A more recent approach, Diffusion Chain of Lateral Thought (DCoLT) [82], introduces a distinct RL-based reasoning framework inspired by the cognitive concept of lateral thinking, which contrasts with the step-by-step vertical thinking of traditional CoT methods. Instead of supervising intermediate steps, DCoLT treats each step of reverse diffusion process as a latent thinking action, but optimizes the entire multi-step denoising trajectory with outcome-based RL to maximize a reward on the final answer. When applied to masked DLMs like LLaDA, DCoLT innovatively introduces an Unmasking Policy Module (UPM), which learns the optimal order for revealing tokens as part of the RL action space. This approach significantly boosts the reasoning capabilities of DLMs, with the DCoLT-reinforced LLaDA model achieves gains of +9.8% on GSM8K and +19.5% on HumanEval.

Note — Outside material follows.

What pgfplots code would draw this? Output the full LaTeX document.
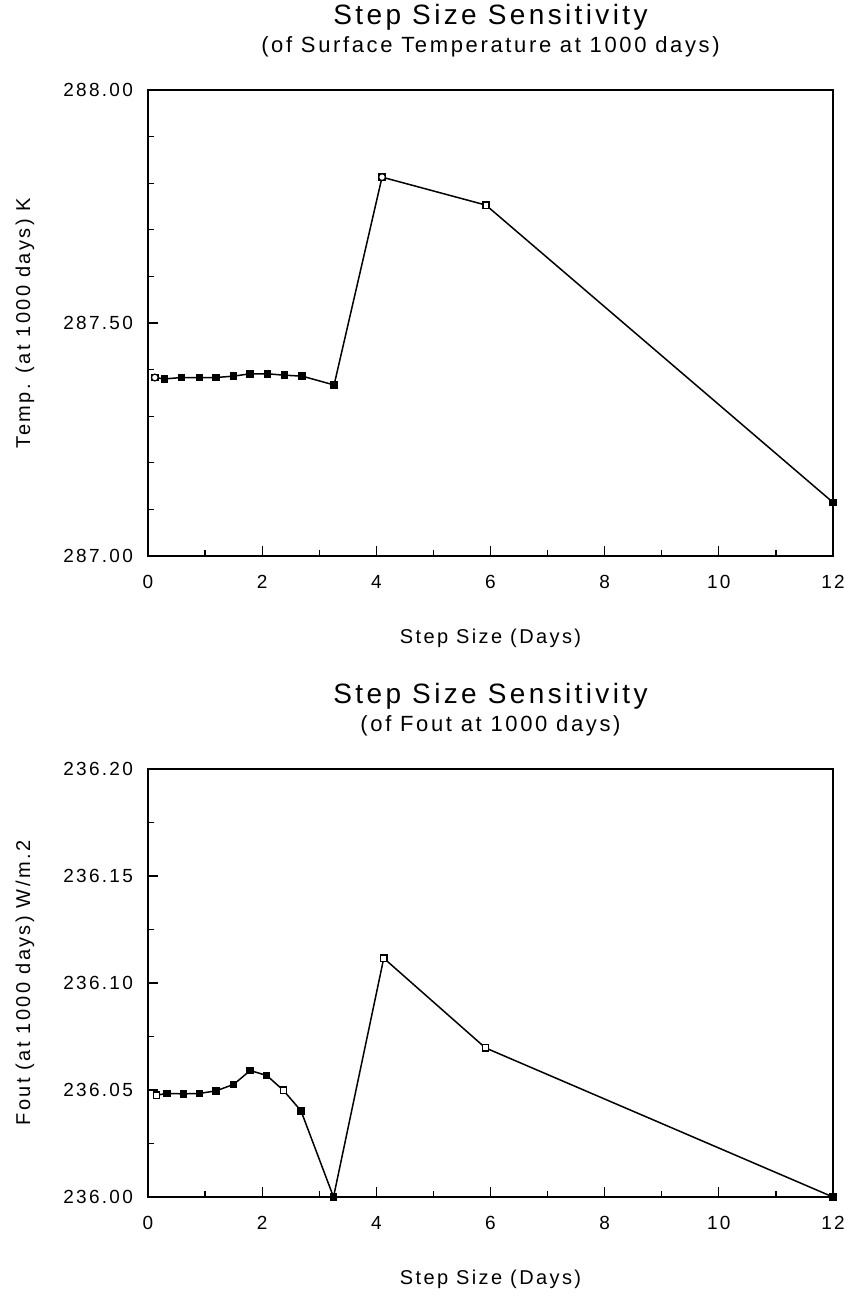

7 APPLICATIONS ON DOWNSTREAM TASKS

7.1 Conventional NLP Tasks

Before the emergence of large-scale DLMs for general-purpose language generation, DLMs have already been applied to various conventional NLP tasks, such as text classification [99], named entity/scene recognition [100], [101], sentiment analysis [102], document summarization [103], [104], style transfer [110], [169], constrained generation [111]–[115], and machine translation [116], [170], etc.